Data shown
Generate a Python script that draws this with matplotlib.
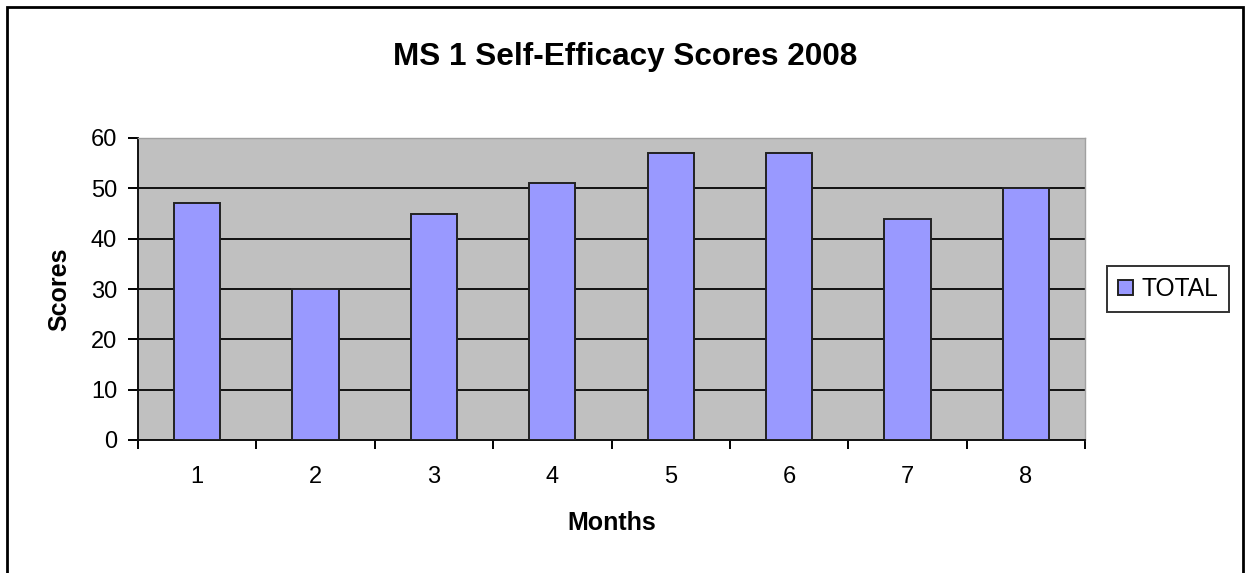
import matplotlib
matplotlib.use('Agg')
import matplotlib.pyplot as plt
import numpy as np

plt.rcParams['font.family'] = ['Liberation Sans', 'DejaVu Sans']

months = [1, 2, 3, 4, 5, 6, 7, 8]
total = [47, 30, 45, 51, 57, 57, 44, 50]

W, H = 1249, 573
fig = plt.figure(figsize=(W / 100, H / 100), dpi=100)
ax = fig.add_axes([138 / W, 133 / H, (1085 - 138) / W, 302 / H])

x = np.arange(len(months))
bars = ax.bar(x, total, width=0.39, color='#9999FF', edgecolor='#222222',
              linewidth=1.4, label='TOTAL', zorder=3)

ax.set_facecolor('#C0C0C0')
ax.set_xlim(-0.5, len(months) - 0.5)
ax.set_ylim(0, 60)
ax.set_yticks(np.arange(0, 61, 10))
ax.yaxis.grid(True, color='#111111', linewidth=1.4, zorder=1)
ax.set_axisbelow(True)

# category ticks between bars, labels centered
ax.set_xticks(np.arange(-0.5, len(months)), minor=False)
ax.set_xticklabels([])
ax.set_xticks(x, minor=True)
ax.set_xticklabels([str(m) for m in months], minor=True)
ax.tick_params(axis='x', which='major', direction='out', length=6.5, width=1.4)
ax.tick_params(axis='x', which='minor', length=0, pad=19, labelsize=17)
ax.tick_params(axis='y', direction='out', length=7, width=1.4, labelsize=17, pad=8)

for side in ['top', 'right']:
    ax.spines[side].set_color('#a0a0a0')
    ax.spines[side].set_linewidth(1)
for side in ['left', 'bottom']:
    ax.spines[side].set_color('#111111')
    ax.spines[side].set_linewidth(1.4)

ax.set_xlabel('Months', fontsize=18, fontweight='bold', labelpad=16)
ax.set_ylabel('Scores', fontsize=18, fontweight='bold', labelpad=14)
fig.text(625 / W, 1 - 57 / H, 'MS 1 Self-Efficacy Scores 2008', fontsize=22.7,
         fontweight='bold', ha='center', va='center')

leg = ax.legend(loc='center left', bbox_to_anchor=(1107 / W, 1 - 289 / H),
                bbox_transform=fig.transFigure, fontsize=17.7, frameon=True,
                fancybox=False, edgecolor='black', handlelength=0.6,
                handleheight=0.6, handletextpad=0.35, borderpad=0.45,
                borderaxespad=0)
leg.get_frame().set_linewidth(1.4)

fig.patches.append(plt.Rectangle((7 / W, -0.1), 1236 / W, 1.1 - 7 / H,
                                 transform=fig.transFigure, fill=False,
                                 edgecolor='black', linewidth=2))

fig.savefig('out.png', dpi=100)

Given exercise
Up to and including the line containing "ax.set_axisbelow(True)", repeat every line from the start of the data, but none of the pictures.

The completed task
Generate a Python script that draws this with matplotlib.
import matplotlib
matplotlib.use('Agg')
import matplotlib.pyplot as plt
import numpy as np

plt.rcParams['font.family'] = ['Liberation Sans', 'DejaVu Sans']

months = [1, 2, 3, 4, 5, 6, 7, 8]
total = [47, 30, 45, 51, 57, 57, 44, 50]

W, H = 1249, 573
fig = plt.figure(figsize=(W / 100, H / 100), dpi=100)
ax = fig.add_axes([138 / W, 133 / H, (1085 - 138) / W, 302 / H])

x = np.arange(len(months))
bars = ax.bar(x, total, width=0.39, color='#9999FF', edgecolor='#222222',
              linewidth=1.4, label='TOTAL', zorder=3)

ax.set_facecolor('#C0C0C0')
ax.set_xlim(-0.5, len(months) - 0.5)
ax.set_ylim(0, 60)
ax.set_yticks(np.arange(0, 61, 10))
ax.yaxis.grid(True, color='#111111', linewidth=1.4, zorder=1)
ax.set_axisbelow(True)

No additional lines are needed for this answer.